Process Mining: Mapping the Buyer Journey

Learn how AI process mining algorithms analyze CRM event logs to reconstruct your actual sales process, revealing the hidden paths deals take from first touch to close.

What Is Sales Process Mining?

Process mining is an analytical discipline that uses event log data to discover, monitor, and improve real-world processes. When applied to sales, process mining extracts the actual sequence of activities, stage transitions, and interactions from your CRM, email systems, and communication tools to build a data-driven map of how deals truly progress.

Unlike traditional process documentation that captures the intended workflow, process mining reveals the actual workflow — including all the shortcuts, loops, regressions, and informal steps your team uses daily. This gap between designed and actual process is where the most valuable optimization opportunities hide.

💡
Key Insight: Research across 500+ B2B organizations found that the documented sales process matches actual rep behavior only 40-60% of the time. The remaining activities — stage skipping, regressions, parallel paths — are invisible without process mining.

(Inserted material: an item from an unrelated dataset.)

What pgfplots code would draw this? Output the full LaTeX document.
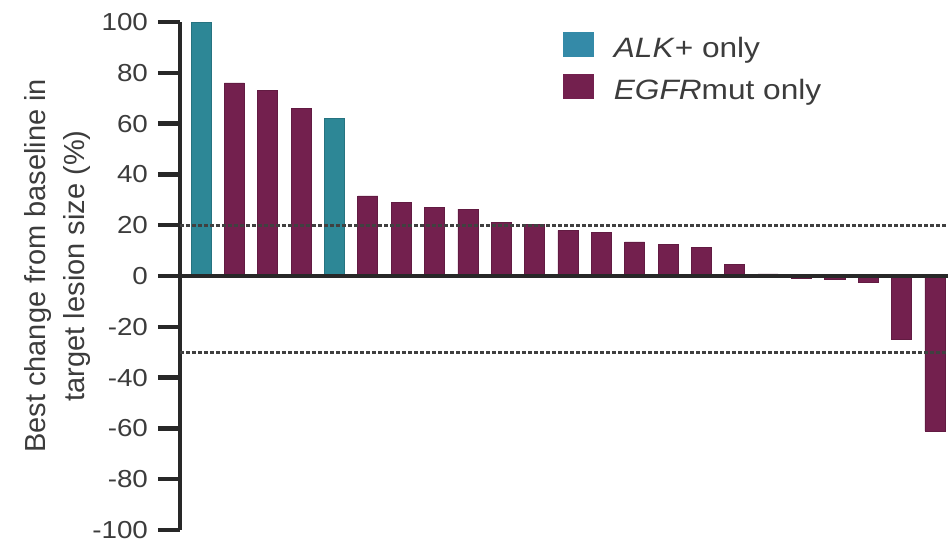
\documentclass[border=0pt]{standalone}
\usepackage{pgfplots}
\usepackage{pgfplotstable}
\pgfplotsset{compat=1.18}
\usepackage{fontspec}
\setmainfont{Liberation Sans}
\newfontfamily\widesans{Liberation Sans}[FakeStretch=1.13]

\definecolor{alkteal}{RGB}{45,135,150}
\definecolor{alklegend}{RGB}{52,138,168}
\definecolor{egfrmaroon}{RGB}{115,32,78}
\definecolor{inkgray}{RGB}{40,40,40}
\definecolor{textgray}{RGB}{60,60,60}

% patient index, best change from baseline (%)
\pgfplotstableread{
x y
0 100
4 62
}\alkdata
\pgfplotstableread{
x y
1 76
2 73
3 66
5 31.5
6 29
7 27
8 26.3
9 21.2
10 20.4
11 18
12 17.3
13 13.4
14 12.6
15 11.4
16 4.7
17 0.8
18 -1.0
19 -1.5
20 -2.5
21 -25
22 -61
}\egfrdata

\begin{document}
\begin{tikzpicture}
\begin{axis}[
  scale only axis,
  width=384pt, height=254pt,
  xmin=-0.63, xmax=22.39,
  ymin=-100, ymax=100,
  axis y line*=left,
  axis x line=none,
  ytick={-100,-80,...,100},
  xtick=\empty,
  tick align=outside,
  major tick length=11pt,
  every tick/.style={line width=2.2pt, inkgray},
  axis line style={line width=2.2pt, inkgray},
  /pgf/number format/assume math mode=true,
  y tick label style={font=\widesans\fontsize{12.3}{14}\selectfont,
    text=textgray, xshift=-1.5pt},
  ylabel={Best change from baseline in\\target lesion size (\%)},
  ylabel style={font=\fontsize{14.5}{19.5}\selectfont, align=center,
    text=textgray, at={(axis description cs:-0.16,0.52)}, anchor=center},
  ybar, bar width=0.6, bar shift=0pt,
  legend cell align=left,
  legend style={draw=none, fill=none, inner sep=0pt, outer sep=0pt,
    at={(axis description cs:0.4987,0.98)}, anchor=north west,
    font=\widesans\fontsize{14}{16}\selectfont, text=textgray,
    row sep=5pt,
    /tikz/every odd column/.append style={column sep=8pt}},
]
\addplot[fill=alkteal, draw=alkteal!85!black, line width=0.4pt,
  legend image code/.code={\fill[alklegend] (0pt,-4pt) rectangle (15pt,8pt);}]
  table[x=x, y=y] {\alkdata};
\addlegendentry{\textit{ALK}+ only}
\addplot[fill=egfrmaroon, draw=egfrmaroon!85!black, line width=0.4pt,
  legend image code/.code={\fill[egfrmaroon] (0pt,-4pt) rectangle (15pt,8pt);}]
  table[x=x, y=y] {\egfrdata};
\addlegendentry{\textit{EGFR}mut only}

% zero line and response thresholds
\draw[inkgray, line width=1.6pt] (axis cs:-0.63,0) -- (axis cs:22.39,0);
\draw[black!75, line width=1.3pt, dash pattern=on 2pt off 1pt]
  (axis cs:-0.63,20) -- (axis cs:22.39,20);
\draw[black!75, line width=1.3pt, dash pattern=on 2pt off 1pt]
  (axis cs:-0.63,-30) -- (axis cs:22.39,-30);
\end{axis}
\pgfresetboundingbox
\path (-90pt,-9pt) rectangle (384pt,265pt);
\end{tikzpicture}
\end{document}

The Process Mining Pipeline

AI-powered process mining for sales follows a structured pipeline that transforms raw CRM data into actionable process intelligence:

  1. Event Log Extraction

    The first step is extracting structured event logs from your CRM and adjacent systems. Every stage change, activity logged, email sent, meeting held, and call made becomes an event with a timestamp, case ID (opportunity), and activity type. Most modern CRMs like Salesforce, HubSpot, and Dynamics 365 store this data natively in their audit trails.

  2. Process Discovery

    AI algorithms — typically variants of the Alpha algorithm, Heuristic Miner, or Inductive Miner — analyze event sequences to construct a process model. This model shows all observed paths, their frequencies, and transition probabilities. The result is a visual process map that represents reality, not theory.

  3. Conformance Checking

    The discovered model is compared against your intended sales playbook. Deviations are classified as either beneficial (higher win rates) or detrimental (lower conversion). This distinction is crucial — some deviations are innovations worth codifying, while others are process breakdowns to fix.

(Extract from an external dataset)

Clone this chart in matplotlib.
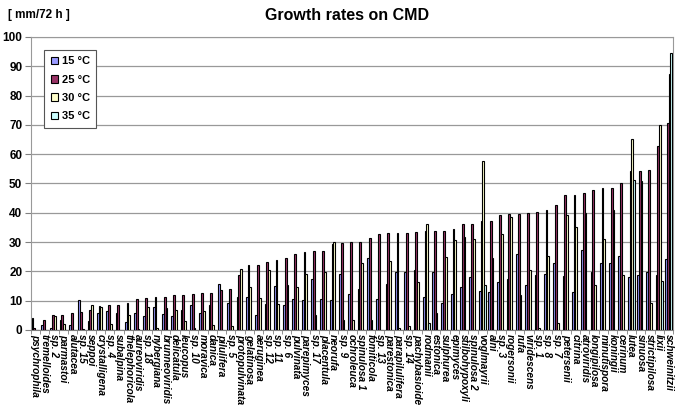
import numpy as np
import matplotlib
matplotlib.use("Agg")
import matplotlib.pyplot as plt

species = ["psychrophila", "tremelloides", "sp. 2", "parmastoi", "alutacea", "sp. 15",
           "seppoi", "crystalligena", "sp. 4", "subalpina", "thelephoricola", "aureoviridis",
           "sp. 18", "nybergiana", "brunneoviridis", "delicatula", "leucopus", "sp. 10",
           "moravica", "danica", "pilulifera", "sp. 5", "protopulvinata", "gelatinosa",
           "aeruginea", "sp. 12", "sp. 11", "sp. 6", "pulvinata", "parepimyces", "sp. 17",
           "placentula", "neorufa", "sp. 9", "ochroleuca", "spinulosa 1", "fomiticola",
           "sp. 13", "parestonica", "parapilulifera", "sp. 14", "pachybasioide", "rodmanii",
           "estonica", "sulphurea", "epimyces", "stilbohypoxyli", "spinulosa 2", "voglmayrii",
           "alni", "sp. 3", "rogersonii", "rufa", "viridescens", "sp. 1", "sp. 8", "sp. 7",
           "petersenii", "citrina", "atroviridis", "longipilosa", "minutispora", "koningii",
           "cerinum", "lutea", "sinuosa", "strictipilosa", "lixii", "schweinitzii"]

t15 = [4.2, 1.7, 0.5, 3.5, 1.6, 10.1, 3.1, 5.9, 6.4, 5.9, 2.8, 5.9, 4.8, 7.8, 5.5, 4.9,
       6.7, 8.4, 5.8, 8.4, 15.7, 9.1, 11.3, 11.3, 5.0, 8.8, 14.9, 8.4, 10.7, 10.1, 17.3,
       10.7, 10.1, 19.2, 12.2, 14.1, 24.4, 10.7, 15.8, 19.6, 19.6, 20.4, 11.3, 19.6, 9.1,
       12.4, 14.5, 17.9, 13.2, 12.8, 16.2, 17.5, 25.8, 15.5, 18.7, 19.2, 22.7, 18.3, 12.8,
       27.2, 19.8, 22.7, 23.0, 25.2, 18.1, 18.7, 19.9, 18.7, 24.1]
t25 = [0.8, 3.3, 5.0, 5.2, 5.9, 6.0, 6.7, 8.1, 8.5, 8.6, 9.3, 10.5, 10.9, 11.1, 11.2, 11.8,
       12.0, 12.3, 12.5, 12.7, 13.5, 13.8, 18.7, 22.3, 22.3, 23.2, 23.7, 24.4, 25.8, 26.6,
       26.9, 27.1, 29.2, 29.5, 30.0, 30.0, 31.5, 32.6, 33.1, 33.1, 33.2, 33.5, 33.7, 33.7,
       33.7, 34.3, 36.3, 36.3, 37.2, 37.2, 39.1, 39.4, 39.7, 39.9, 40.3, 40.9, 42.8, 46.0,
       46.1, 46.9, 47.8, 48.5, 48.5, 50.3, 54.2, 54.3, 54.7, 62.8, 70.7]
t30 = [0, 0, 4.8, 2.0, 0.1, 0.4, 8.6, 7.7, 1.9, 0, 5.2, 0.2, 7.7, 0.6, 7.4, 6.8, 3.2, 0.5,
       6.4, 1.8, 0, 1.2, 20.9, 14.7, 10.9, 20.4, 9.0, 15.3, 14.5, 19.2, 5.0, 19.8, 30.0, 3.3,
       3.3, 22.7, 3.3, 0, 23.4, 0.8, 1.4, 16.4, 36.3, 5.9, 24.9, 30.6, 31.7, 31.2, 57.6,
       24.7, 32.9, 38.6, 11.8, 20.4, 0.8, 25.3, 2.5, 39.1, 35.2, 39.8, 15.3, 30.9, 41.1,
       18.6, 65.0, 50.7, 9.1, 69.9, 87.3]
t35 = [0] * 42 + [2.5] + [0] * 5 + [15.5] + [0] * 15 + [51.2, 0, 0, 16.6, 94.4]

plt.rcParams['font.family'] = ['Liberation Sans', 'DejaVu Sans']
plt.rcParams['font.weight'] = 'bold'

fig = plt.figure(figsize=(6.8, 4.15), dpi=100)
ax = fig.add_axes([0.045, 0.205, 0.945, 0.706])

x = np.arange(len(species))
w = 0.19
series = [(t15, "15 °C", "#9999FF"), (t25, "25 °C", "#993366"),
          (t30, "30 °C", "#FFFFCC"), (t35, "35 °C", "#CCFFFF")]
for i, (vals, name, col) in enumerate(series):
    ax.bar(x + (i - 1.5) * w, vals, w, color=col, edgecolor="black", linewidth=0.8,
           label=name, zorder=3)

ax.set_xlim(-0.5, len(species) - 0.5)
ax.set_ylim(0, 100)
ax.set_yticks(range(0, 101, 10))
ax.yaxis.grid(True, color="#999999", linewidth=0.9, zorder=0)
ax.set_xticks(x)
ax.set_xticklabels(species, rotation=-90, fontsize=7.3, style="italic",
                   ha="center", va="top")
ax.set_xticks(np.arange(-0.5, len(species), 1), minor=True)
ax.tick_params(axis="x", which="major", length=0, pad=3)
ax.tick_params(axis="x", which="minor", length=3, color="#808080")
ax.tick_params(axis="y", labelsize=8.5, length=4, color="#808080", pad=2)
for s in ax.spines.values():
    s.set_color("#999999")
ax.spines["bottom"].set_color("#808080")

leg = ax.legend(loc="upper left", bbox_to_anchor=(0.012, 0.975), fontsize=8,
                handlelength=0.7, handleheight=0.7, handletextpad=0.3,
                labelspacing=0.75, borderpad=0.6, fancybox=False, framealpha=1)
leg.get_frame().set_edgecolor("#555555")
leg.get_frame().set_linewidth(0.8)

fig.text(0.51, 0.962, "Growth rates on CMD", ha="center", va="center", fontsize=11.5,
         fontweight="bold")
fig.text(0.012, 0.963, "[ mm/72 h ]", ha="left", va="center", fontsize=8.5,
         fontweight="bold")

fig.savefig("out.png", dpi=100)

  4. Enhancement and Analysis

    The process model is enriched with performance data — time-in-stage, conversion rates, deal values, and rep attributes. This enhanced model becomes the foundation for bottleneck detection and optimization covered in later lessons.

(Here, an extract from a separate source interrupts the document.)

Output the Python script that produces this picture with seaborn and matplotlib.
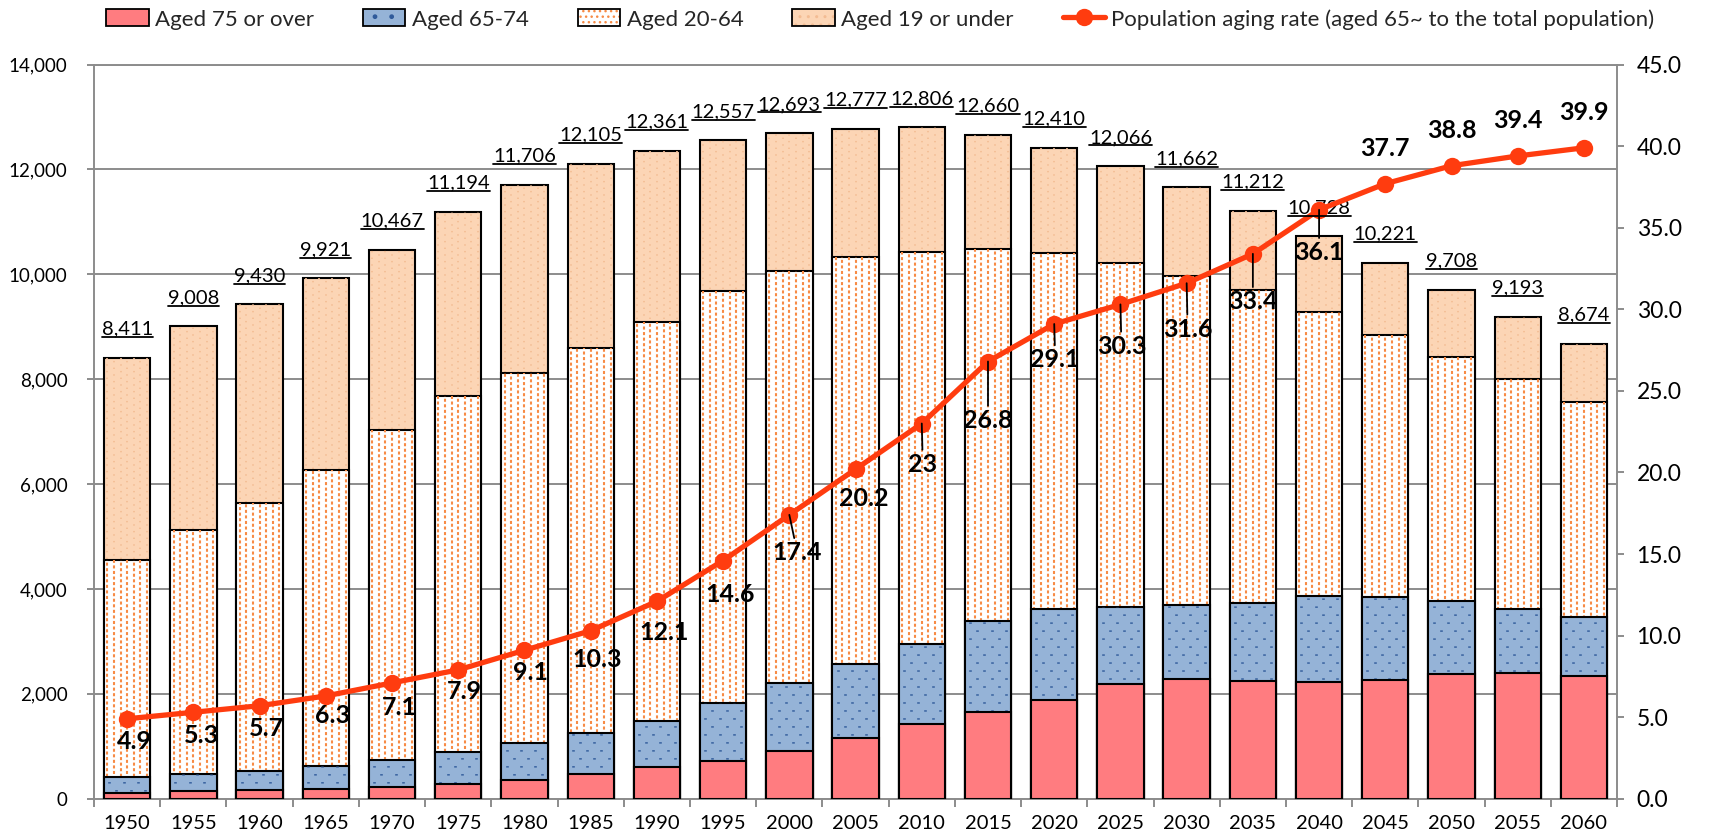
import numpy as np
import matplotlib
matplotlib.use("Agg")
import matplotlib.pyplot as plt
import seaborn as sns
from matplotlib.patches import Patch
from matplotlib.lines import Line2D
from matplotlib.collections import LineCollection
from matplotlib.legend_handler import HandlerTuple
from matplotlib.ticker import FuncFormatter

# Population by age group (unit: 10,000 people) and aging rate (%)
years = [1950, 1955, 1960, 1965, 1970, 1975, 1980, 1985, 1990, 1995, 2000, 2005,
         2010, 2015, 2020, 2025, 2030, 2035, 2040, 2045, 2050, 2055, 2060]
total = [8411, 9008, 9430, 9921, 10467, 11194, 11706, 12105, 12361, 12557, 12693, 12777,
         12806, 12660, 12410, 12066, 11662, 11212, 10728, 10221, 9708, 9193, 8674]
aged_75_over = [106, 139, 163, 189, 224, 284, 366, 471, 597, 717, 901, 1164,
                1419, 1646, 1879, 2179, 2278, 2245, 2223, 2257, 2385, 2401, 2336]
aged_65_74 = [305, 336, 372, 435, 515, 603, 699, 776, 892, 1109, 1303, 1412,
              1529, 1749, 1733, 1478, 1407, 1496, 1645, 1599, 1383, 1225, 1128]
aged_20_64 = [4144, 4645, 5114, 5641, 6297, 6791, 7052, 7347, 7601, 7855, 7867, 7748,
              7472, 7095, 6795, 6566, 6290, 5954, 5413, 4980, 4648, 4370, 4107]
aged_19_under = [3856, 3888, 3781, 3656, 3431, 3516, 3589, 3511, 3271, 2876, 2622, 2453,
                 2386, 2170, 2003, 1843, 1687, 1517, 1447, 1385, 1292, 1197, 1103]
aging_rate = [4.9, 5.3, 5.7, 6.3, 7.1, 7.9, 9.1, 10.3, 12.1, 14.6, 17.4, 20.2,
              23.0, 26.8, 29.1, 30.3, 31.6, 33.4, 36.1, 37.7, 38.8, 39.4, 39.9]
legend_labels = ["Aged 75 or over", "Aged 65-74", "Aged 20-64", "Aged 19 or under",
                 "Population aging rate (aged 65~ to the total population)"]

# Label offsets for the aging-rate values, in pixels (right, down)
rate_label_offsets = [(7, 23), (8, 23), (7, 23), (7, 20), (7, 25), (6, 22), (6, 22), (6, 29),
                      (7, 31), (7, 34), (8, 38), (8, 29), (1, 41), (0, 59), (1, 36), (1, 42),
                      (1, 46), (0, 48), (0, 43), (0, -35), (0, -35), (0, -35), (0, -35)]

C_75 = "#FF7C80"
C_6574 = "#95B3D7"
C_6574_DOT = "#2F5A9A"
C_2064_DOT = "#F78B45"
C_19 = "#FCD5B5"
C_19_DOT = "#F3BC93"
C_LINE = "#FF3C0F"
C_GRID = "#8C8C8C"

sns.set_theme(style="white")
plt.rcParams["font.family"] = ["Lato", "DejaVu Sans"]
plt.rcParams["lines.scale_dashes"] = False

fig = plt.figure(figsize=(17.13, 8.39), dpi=100)
ax = fig.add_axes([0.0549, 0.048, 0.8891, 0.875])

labels = [str(y) for y in years]
a75 = np.array(aged_75_over)
cum_65 = a75 + np.array(aged_65_74)
cum_20 = cum_65 + np.array(aged_20_64)
cum_all = cum_20 + np.array(aged_19_under)


def bar_layer(values, face, z):
    start = len(ax.patches)
    sns.barplot(x=labels, y=values, color=face, saturation=1, width=0.7, errorbar=None,
                ax=ax, zorder=z, edgecolor="black", linewidth=1.5)
    return ax.patches[start:]


def texture(patches, dxs, color, lw, on, off, stagger, z):
    for p in patches:
        cx = p.get_x() + p.get_width() / 2
        top = p.get_y() + p.get_height()
        segs, styles = [], []
        for i, dx in enumerate(dxs):
            segs.append([(cx + dx, 0), (cx + dx, top)])
            styles.append((stagger if i % 2 else 0.0, (on, off)))
        lc = LineCollection(segs, colors=color, linewidths=lw, linestyles=styles, zorder=z)
        lc.set_clip_path(p)
        ax.add_collection(lc, autolim=False)


p19 = bar_layer(cum_all, C_19, 2)
texture(p19, np.arange(-0.3, 0.31, 0.1), C_19_DOT, 1.2, 1.0, 3.8, 2.4, 2.1)
p20 = bar_layer(cum_20, "white", 3)
texture(p20, np.arange(-0.3, 0.31, 0.1), C_2064_DOT, 1.5, 2.2, 1.8, 2.0, 3.1)
p65 = bar_layer(cum_65, C_6574, 4)
texture(p65, np.array([-0.27, -0.162, -0.054, 0.054, 0.162, 0.27]), C_6574_DOT, 1.9, 1.0, 10.5, 5.75, 4.1)
bar_layer(a75, C_75, 5)

ax.set_xlim(-0.5, len(years) - 0.5)
ax.set_ylim(0, 14000)
ax.set_yticks(np.arange(0, 14001, 2000))
ax.yaxis.set_major_formatter(FuncFormatter(lambda v, _: f"{int(v):,}"))
ax.set_xlabel("")
ax.set_ylabel("")
ax.yaxis.grid(True, color=C_GRID, linewidth=1.4)
ax.set_axisbelow(True)
for side in ["left", "bottom", "top"]:
    ax.spines[side].set_visible(True)
    ax.spines[side].set_color(C_GRID)
    ax.spines[side].set_linewidth(1.4)
ax.spines["right"].set_visible(False)
ax.set_xticks(np.arange(-0.5, len(years), 1), minor=True)
ax.tick_params(axis="x", which="major", length=0, pad=12, labelsize=14.5, colors="black")
ax.tick_params(axis="x", which="minor", length=6, width=1.4, color=C_GRID, direction="out",
               bottom=True)
ax.tick_params(axis="y", which="major", length=5, width=1.4, color=C_GRID, direction="out",
               left=True, pad=14, labelsize=13.5, labelcolor="black")

# Population totals above each bar
total_texts = []
for i, t in enumerate(total):
    total_texts.append(ax.annotate(f"{t:,}", xy=(i, cum_all[i]), xytext=(0, 14.5),
                                   textcoords="offset points", ha="center", va="bottom",
                                   fontsize=14.5, color="black", zorder=7))

# Aging rate line on the secondary axis
ax2 = ax.twinx()
sns.lineplot(x=np.arange(len(years)), y=aging_rate, ax=ax2, color=C_LINE, linewidth=3.8,
             marker="o", markersize=12.5, markeredgewidth=0, zorder=4)
ax2.set_ylim(0, 45)
ax2.set_yticks(np.arange(0, 45.1, 5))
ax2.yaxis.set_major_formatter(FuncFormatter(lambda v, _: f"{v:.1f}"))
ax2.set_xlim(-0.5, len(years) - 0.5)
ax2.set_ylabel("")
ax2.grid(False)
for side in ["left", "bottom", "top"]:
    ax2.spines[side].set_visible(False)
ax2.spines["right"].set_visible(True)
ax2.spines["right"].set_color(C_GRID)
ax2.spines["right"].set_linewidth(1.4)
ax2.tick_params(axis="y", length=5, width=1.4, color=C_GRID, direction="out", right=True,
                pad=9, labelsize=16.5, labelcolor="black")

for i, r in enumerate(aging_rate):
    dx, dy = rate_label_offsets[i]
    props = None
    if dy >= 36:
        props = dict(arrowstyle="-", color="black", lw=1.3, shrinkA=0, shrinkB=0)
    ax2.annotate(f"{r:g}", xy=(i, r), xytext=(dx * 0.72, -dy * 0.72),
                 textcoords="offset points", ha="center", va="center", fontsize=18,
                 fontweight="bold", color="black", arrowprops=props, zorder=6)

# Legend
outline = dict(fill=False, edgecolor="black", linewidth=1.3)
handles = [
    Patch(facecolor=C_75, edgecolor="black", linewidth=1.3),
    (Patch(facecolor=C_6574, hatch=".", edgecolor=C_6574_DOT, linewidth=0), Patch(**outline)),
    (Patch(facecolor="white", hatch="...", edgecolor=C_2064_DOT, linewidth=0), Patch(**outline)),
    (Patch(facecolor=C_19, hatch="..", edgecolor=C_19_DOT, linewidth=0), Patch(**outline)),
    Line2D([], [], color=C_LINE, linewidth=3.8, marker="o", markersize=12.5, markeredgewidth=0),
]
fig.legend(handles, legend_labels, loc="center", bbox_to_anchor=(0.514, 0.977), ncol=5,
           frameon=False, fontsize=16, handlelength=1.9, handleheight=0.8,
           handletextpad=0.3, columnspacing=2.2,
           handler_map={tuple: HandlerTuple(ndivide=1, pad=0)})

# Underline the totals
fig.canvas.draw()
renderer = fig.canvas.get_renderer()
to_fig = fig.transFigure.inverted()
for tt in total_texts:
    bb = tt.get_window_extent(renderer)
    y = bb.y0 + 0.5
    (x0, yf), (x1, _) = to_fig.transform([(bb.x0, y), (bb.x1, y)])
    fig.add_artist(Line2D([x0, x1], [yf, yf], transform=fig.transFigure, color="black",
                          linewidth=1.3))

fig.savefig("out.png", dpi=100)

CRM Data Sources for Process Mining

Effective process mining requires comprehensive event data. Here are the key data sources and what they reveal:

Data Source Events Captured Insight Value
Opportunity Stage History Stage transitions, timestamps, amounts Core process flow, velocity, regression patterns
Activity Logs Calls, meetings, emails, tasks Effort patterns, engagement cadence, activity gaps
Email Metadata Send/receive times, thread lengths, response lag Buyer engagement signals, communication patterns
Calendar Events Meetings, demos, executive involvement Stakeholder engagement, demo-to-close patterns
Content Engagement Proposal views, document opens, link clicks Buyer intent signals, content effectiveness
Chat/Messaging Internal collaboration, buyer messages Deal complexity indicators, team involvement

Building Your First Process Map

Here is a practical example of how to extract and prepare CRM data for process mining. This pseudocode demonstrates the data preparation steps common to most AI process mining tools:

CRM Event Log Extraction (Python-style Pseudocode)
# Extract opportunity stage transitions
stage_events = crm.query("""
    SELECT
        opportunity_id AS case_id,
        old_stage || ' -> ' || new_stage AS activity,
        changed_at AS timestamp,
        owner_id AS resource,
        amount, industry, deal_type
    FROM opportunity_stage_history
    WHERE changed_at >= DATE_SUB(NOW(), INTERVAL 18 MONTH)
    ORDER BY opportunity_id, changed_at
""")

# Extract activity events (calls, emails, meetings)
activity_events = crm.query("""
    SELECT
        related_opportunity_id AS case_id,
        activity_type AS activity,
        completed_at AS timestamp,
        assigned_to AS resource
    FROM activities
    WHERE related_opportunity_id IS NOT NULL
    ORDER BY related_opportunity_id, completed_at
""")

# Merge and sort all events by case and time
all_events = merge(stage_events, activity_events)
all_events.sort_by(['case_id', 'timestamp'])

# Discover process model
model = process_miner.discover(
    event_log=all_events,
    algorithm="inductive_miner",
    noise_threshold=0.15  # Filter out paths < 15% frequency
)

Reading a Process Map

Once generated, an AI process map reveals several critical patterns. Understanding how to read these patterns is essential for the bottleneck detection and optimization lessons that follow:

  • Happy Path: The most common sequence from lead to close. This is your de facto standard process, which may differ significantly from your documented playbook.
  • Rework Loops: Stages where deals regress to a previous stage. Common examples include proposals sent back for revision or demos requiring re-scheduling. High rework rates signal unclear exit criteria.
  • Stage Skipping: Deals that bypass one or more stages entirely. This can indicate either an efficient shortcut for certain deal types or a compliance gap that needs attention.
  • Parallel Paths: Activities happening simultaneously rather than sequentially. AI can identify which parallel patterns correlate with faster closes and higher win rates.
  • Dead Ends: Stages where deals enter but rarely progress. These are the highest-priority bottlenecks for optimization.
Pro Tip: When first mining your process, set the noise threshold to 15-20% to filter out rare edge cases and focus on the dominant patterns. You can always lower the threshold later to explore uncommon paths. Starting with a clean, readable map is more valuable than a comprehensive but overwhelming one.

💡 Try It: Map Your Current Process

Even without an AI tool, you can start the process mining journey manually. Pull the following data from your CRM and sketch a process map:

  • List every stage in your pipeline and the average number of days deals spend in each
  • Identify the top 3 stage transitions with the highest drop-off rates
  • Find 5 recently won deals and trace their exact stage history — do they all follow the same path?
  • Compare a won deal and a lost deal — where did their paths diverge?
This manual exercise replicates what AI process mining does automatically across thousands of deals. In the next lesson, we will use these patterns to detect bottlenecks.
Important: Process mining accuracy depends entirely on data quality. If reps skip CRM updates, backdate activities, or use inconsistent stage definitions, the mined process will be misleading. Before investing in AI process mining tools, audit your CRM data quality — aim for at least 85% completeness in stage history and activity logging.